Task statement: Pictures stay out of this copy, which runs from the first line of the material through the line containing "from matplotlib.ticker import".

Data block:
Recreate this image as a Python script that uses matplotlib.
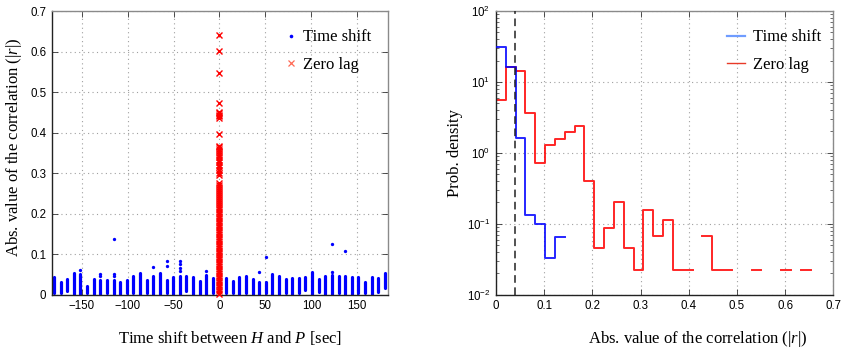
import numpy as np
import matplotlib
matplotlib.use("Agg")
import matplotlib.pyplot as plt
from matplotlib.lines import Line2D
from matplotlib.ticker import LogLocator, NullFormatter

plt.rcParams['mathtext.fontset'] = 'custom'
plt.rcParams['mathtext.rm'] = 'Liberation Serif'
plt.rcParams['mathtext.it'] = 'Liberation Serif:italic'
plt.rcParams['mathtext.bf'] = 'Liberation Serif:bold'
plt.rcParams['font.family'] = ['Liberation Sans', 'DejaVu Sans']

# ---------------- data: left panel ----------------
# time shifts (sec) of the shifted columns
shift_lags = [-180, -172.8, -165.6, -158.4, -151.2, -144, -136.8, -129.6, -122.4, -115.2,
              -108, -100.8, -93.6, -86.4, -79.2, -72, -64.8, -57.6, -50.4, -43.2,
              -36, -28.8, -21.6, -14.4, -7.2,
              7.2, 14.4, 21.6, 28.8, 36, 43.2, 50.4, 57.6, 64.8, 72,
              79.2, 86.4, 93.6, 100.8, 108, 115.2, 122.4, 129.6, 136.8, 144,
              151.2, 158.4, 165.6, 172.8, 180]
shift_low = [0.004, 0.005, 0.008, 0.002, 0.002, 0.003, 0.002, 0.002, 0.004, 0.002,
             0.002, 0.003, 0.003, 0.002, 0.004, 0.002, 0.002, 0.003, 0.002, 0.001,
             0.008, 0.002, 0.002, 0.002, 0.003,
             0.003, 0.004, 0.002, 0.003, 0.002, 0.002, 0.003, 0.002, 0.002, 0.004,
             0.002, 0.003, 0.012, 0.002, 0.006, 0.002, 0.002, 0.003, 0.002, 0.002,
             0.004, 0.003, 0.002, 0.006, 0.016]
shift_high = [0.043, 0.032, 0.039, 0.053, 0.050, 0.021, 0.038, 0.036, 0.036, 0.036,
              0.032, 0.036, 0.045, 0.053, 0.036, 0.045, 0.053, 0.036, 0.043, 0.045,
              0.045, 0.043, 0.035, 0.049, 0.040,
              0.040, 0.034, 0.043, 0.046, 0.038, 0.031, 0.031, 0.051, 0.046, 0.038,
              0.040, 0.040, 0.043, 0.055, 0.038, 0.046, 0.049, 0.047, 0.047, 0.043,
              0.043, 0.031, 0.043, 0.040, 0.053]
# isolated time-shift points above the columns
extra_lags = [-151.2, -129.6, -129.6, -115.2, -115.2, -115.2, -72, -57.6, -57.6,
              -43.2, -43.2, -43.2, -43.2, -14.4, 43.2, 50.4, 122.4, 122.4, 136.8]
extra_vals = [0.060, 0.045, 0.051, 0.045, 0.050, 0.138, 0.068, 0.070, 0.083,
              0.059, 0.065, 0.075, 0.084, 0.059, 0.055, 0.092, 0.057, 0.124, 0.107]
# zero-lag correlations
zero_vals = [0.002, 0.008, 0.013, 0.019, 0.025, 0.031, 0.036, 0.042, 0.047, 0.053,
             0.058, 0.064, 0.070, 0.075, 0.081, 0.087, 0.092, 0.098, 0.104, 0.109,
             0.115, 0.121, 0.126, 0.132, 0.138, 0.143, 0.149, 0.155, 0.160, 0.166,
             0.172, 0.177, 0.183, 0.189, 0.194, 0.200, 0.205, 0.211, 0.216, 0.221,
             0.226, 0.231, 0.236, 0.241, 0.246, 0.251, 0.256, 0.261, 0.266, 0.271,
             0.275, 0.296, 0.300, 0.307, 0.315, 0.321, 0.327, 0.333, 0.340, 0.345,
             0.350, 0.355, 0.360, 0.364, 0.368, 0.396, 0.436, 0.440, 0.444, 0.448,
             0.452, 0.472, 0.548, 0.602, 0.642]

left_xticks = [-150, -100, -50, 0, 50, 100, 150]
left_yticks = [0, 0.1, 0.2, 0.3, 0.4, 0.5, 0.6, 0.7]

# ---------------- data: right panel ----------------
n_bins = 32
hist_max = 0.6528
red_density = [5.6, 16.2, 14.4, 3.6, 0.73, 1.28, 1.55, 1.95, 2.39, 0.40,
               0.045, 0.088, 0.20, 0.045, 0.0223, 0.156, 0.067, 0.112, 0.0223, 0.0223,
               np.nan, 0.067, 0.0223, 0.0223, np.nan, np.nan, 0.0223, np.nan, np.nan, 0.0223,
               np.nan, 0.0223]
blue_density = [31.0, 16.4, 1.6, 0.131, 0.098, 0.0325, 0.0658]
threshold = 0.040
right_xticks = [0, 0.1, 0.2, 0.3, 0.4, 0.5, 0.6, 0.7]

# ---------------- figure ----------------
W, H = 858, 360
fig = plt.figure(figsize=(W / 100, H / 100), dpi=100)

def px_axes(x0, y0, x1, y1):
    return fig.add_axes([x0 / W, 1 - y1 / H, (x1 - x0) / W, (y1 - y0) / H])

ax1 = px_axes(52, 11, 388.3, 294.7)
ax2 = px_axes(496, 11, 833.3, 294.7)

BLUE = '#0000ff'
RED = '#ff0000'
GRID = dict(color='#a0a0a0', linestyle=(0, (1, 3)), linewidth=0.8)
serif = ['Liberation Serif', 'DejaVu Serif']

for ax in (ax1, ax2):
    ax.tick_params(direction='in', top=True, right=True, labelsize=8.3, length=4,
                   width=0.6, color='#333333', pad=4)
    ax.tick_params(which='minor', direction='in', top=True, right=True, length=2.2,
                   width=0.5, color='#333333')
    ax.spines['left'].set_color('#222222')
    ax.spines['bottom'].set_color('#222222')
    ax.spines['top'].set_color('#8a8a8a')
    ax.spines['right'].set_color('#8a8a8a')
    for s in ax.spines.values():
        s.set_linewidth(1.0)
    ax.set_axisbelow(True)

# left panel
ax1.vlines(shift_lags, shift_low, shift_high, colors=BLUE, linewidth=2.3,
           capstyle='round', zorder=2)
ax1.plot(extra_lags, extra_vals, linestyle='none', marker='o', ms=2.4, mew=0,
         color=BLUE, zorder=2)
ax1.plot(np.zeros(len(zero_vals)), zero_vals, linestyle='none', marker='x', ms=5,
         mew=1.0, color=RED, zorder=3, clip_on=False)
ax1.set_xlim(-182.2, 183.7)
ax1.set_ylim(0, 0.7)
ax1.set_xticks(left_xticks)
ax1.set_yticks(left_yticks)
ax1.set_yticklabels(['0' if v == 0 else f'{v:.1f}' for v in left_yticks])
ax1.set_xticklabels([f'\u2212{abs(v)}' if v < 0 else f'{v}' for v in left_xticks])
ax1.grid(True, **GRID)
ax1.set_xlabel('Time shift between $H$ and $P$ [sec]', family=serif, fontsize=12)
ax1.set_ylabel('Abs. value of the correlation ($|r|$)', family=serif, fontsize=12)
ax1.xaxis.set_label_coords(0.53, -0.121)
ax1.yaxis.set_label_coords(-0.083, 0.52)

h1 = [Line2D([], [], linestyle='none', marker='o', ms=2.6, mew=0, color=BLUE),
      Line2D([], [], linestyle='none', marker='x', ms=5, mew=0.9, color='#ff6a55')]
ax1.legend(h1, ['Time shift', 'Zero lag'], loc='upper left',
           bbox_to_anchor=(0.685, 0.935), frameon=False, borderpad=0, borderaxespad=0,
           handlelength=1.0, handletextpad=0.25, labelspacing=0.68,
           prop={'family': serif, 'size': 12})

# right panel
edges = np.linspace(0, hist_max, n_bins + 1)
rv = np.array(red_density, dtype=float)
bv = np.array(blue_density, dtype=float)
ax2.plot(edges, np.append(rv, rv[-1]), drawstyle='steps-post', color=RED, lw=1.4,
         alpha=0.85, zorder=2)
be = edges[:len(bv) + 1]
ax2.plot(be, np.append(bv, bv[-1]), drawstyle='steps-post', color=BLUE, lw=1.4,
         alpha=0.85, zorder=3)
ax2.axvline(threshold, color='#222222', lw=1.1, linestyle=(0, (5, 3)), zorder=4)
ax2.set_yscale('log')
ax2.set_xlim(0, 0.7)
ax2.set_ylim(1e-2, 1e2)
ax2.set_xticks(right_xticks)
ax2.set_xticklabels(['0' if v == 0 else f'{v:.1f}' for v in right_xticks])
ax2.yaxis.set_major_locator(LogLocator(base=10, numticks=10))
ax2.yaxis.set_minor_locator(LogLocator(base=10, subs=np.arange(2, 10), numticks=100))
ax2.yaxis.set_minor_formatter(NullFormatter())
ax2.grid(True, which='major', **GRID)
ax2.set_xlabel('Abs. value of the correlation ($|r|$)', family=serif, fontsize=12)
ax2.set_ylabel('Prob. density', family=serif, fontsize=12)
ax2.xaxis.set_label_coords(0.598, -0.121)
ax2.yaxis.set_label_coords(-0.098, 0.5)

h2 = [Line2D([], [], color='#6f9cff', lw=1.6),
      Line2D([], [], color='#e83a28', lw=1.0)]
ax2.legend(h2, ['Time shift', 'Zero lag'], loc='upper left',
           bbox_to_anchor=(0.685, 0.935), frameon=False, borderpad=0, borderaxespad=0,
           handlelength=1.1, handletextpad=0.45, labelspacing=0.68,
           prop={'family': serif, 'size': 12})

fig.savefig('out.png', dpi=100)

Final result:
Recreate this image as a Python script that uses matplotlib.
import numpy as np
import matplotlib
matplotlib.use("Agg")
import matplotlib.pyplot as plt
from matplotlib.lines import Line2D
from matplotlib.ticker import LogLocator, NullFormatter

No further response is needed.